Commerce has been an extremely effective incentive toward peace. But commerce may not be enough. Globalisation and mass commerce became a reality a century ago, just prior to the first global war. The world was linked together by new technologies that made it possible to ship products cheaply from one side of the globe to the other, to communicate virtually instantaneously over huge distances, and a new culture of cosmopolitanism. Yet the world still went to war.

It is complacent to assume that interdependency will necessitate peace. The relationship between China and the United States today is superficially similar to that between Great Britain and Germany in 1914. Germany and China — the rising industrial behemoths, fiercely nationalistic and determined to establish themselves and their currencies on the world stage. Great Britain and the United States  — the overstretched global superpowers intent on retaining their primacy and reserve currency status even in spite of huge and growing debt and military overstretch.

In fact, a high degree of interdependency can breed resentment and hatred. Interconnected liabilities between nations can lead to war, as creditors seek their pound of flesh, and debtors seek to renege on their debts. Chinese officials have claimed to have felt that the United States is forcing them to support American deficits by buying treasuries.
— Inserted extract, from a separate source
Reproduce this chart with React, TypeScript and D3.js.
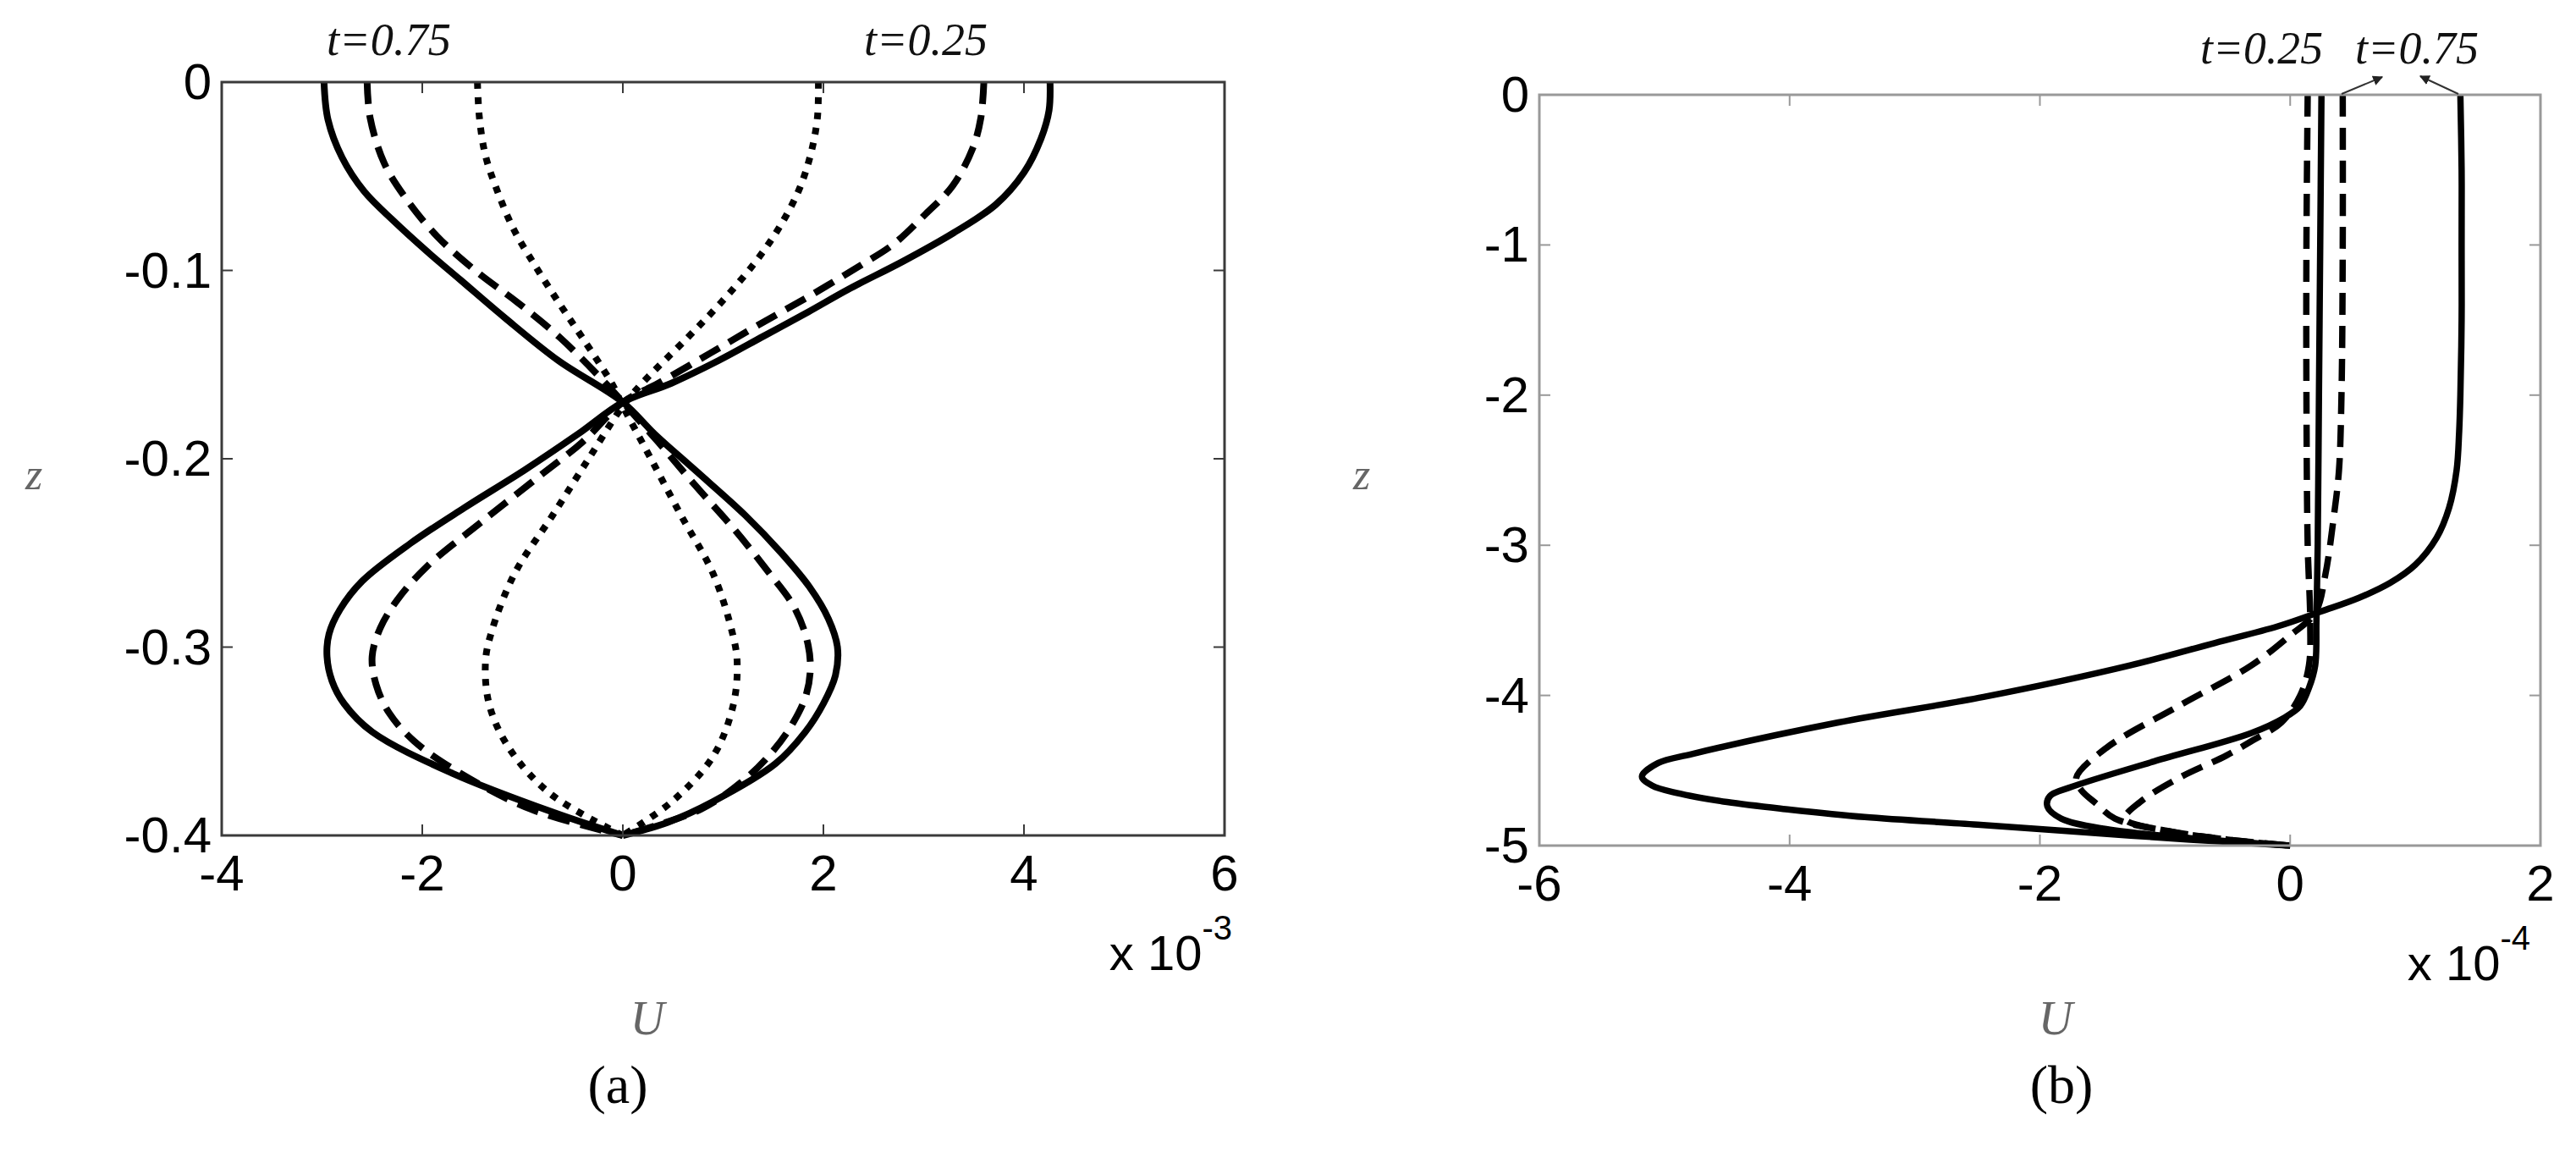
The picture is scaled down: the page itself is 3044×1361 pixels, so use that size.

Who is to say that China might not view the prize of Japan, Taiwan and the Philippines as worthy of transforming their giant manufacturing base into a giant war machine and writing down their treasury bonds? Who is to say that the United States might not risk antagonising Russia and China and disrupting global trade by attacking Iran? There are plenty of other potential flash-points too — Afghanistan, Pakistan, Venezuela, Egypt, South Africa, Georgia, Syria and more. Commerce and cosmopolitanism may have provided incentives for peace, but the Great Pacification has been built upon a bedrock of nuclear warheads. Mutually assured destruction is by far the largest force that has kept the nuclear-armed nations at peace for the past sixty seven years.

Yet can it last? Would the United States really have launched a first-strike had the Soviet Union invaded Western Europe during the Cold War, for example? If so, the global economy and population would have been devastated. If not, mutually assured destruction would have lost credibility. Mutually assured destruction can only act as a check on expansionism if it is credible. So far, no nation has really tested this credibility. Nuclear-armed powers have already engaged in proxy wars, such as Vietnam. How far can the limits be pushed? Would the United States launch a first-strike on China if China were to invade and occupy Taiwan and Japan, for example? Would the United States try to launch a counter-invasion? Or would they back down? Similarly, would Russia and China launch a first-strike on the United States if the United States invades and occupies Iran?

Launching a first-strike is highly unlikely in all cases — mutually assured destruction will remain an effective deterrent to nuclear war. But perhaps not to conventional war and territorial expansionism. With the world mired in the greatest economic depression since the 1930s, it becomes increasingly likely that states — especially those with high unemployment, weak growth, incompetent leadership and angry, disaffected youth —  will (just as they did during the last global depression in the 1930s) turn to expansionism, nationalism, trade war and even physical war. Already, the brittle peace between China and Japan is rupturing, and the old war rhetoric is back. These are the kinds of demonstrations that the Communist Party are now sanctioning:

And already, America and Israel are moving to attack Iran, even in spite of warnings by Chinese and Pakistani officials that this could risk global disruption. Hopefully, the threat of mutually assured destruction and the promise of commerce will continue to be an effective deterrent, and prevent any kind of global war from breaking out. Hopefully, states can work out their differences peacefully. Hopefully nations can keep war profiteers and those who advocate crisis initiation in check. Nothing would be more wonderful than the continuing spread of peace. Yet we must be guarded against complacency. Sixty years of relative peace is not the end of history.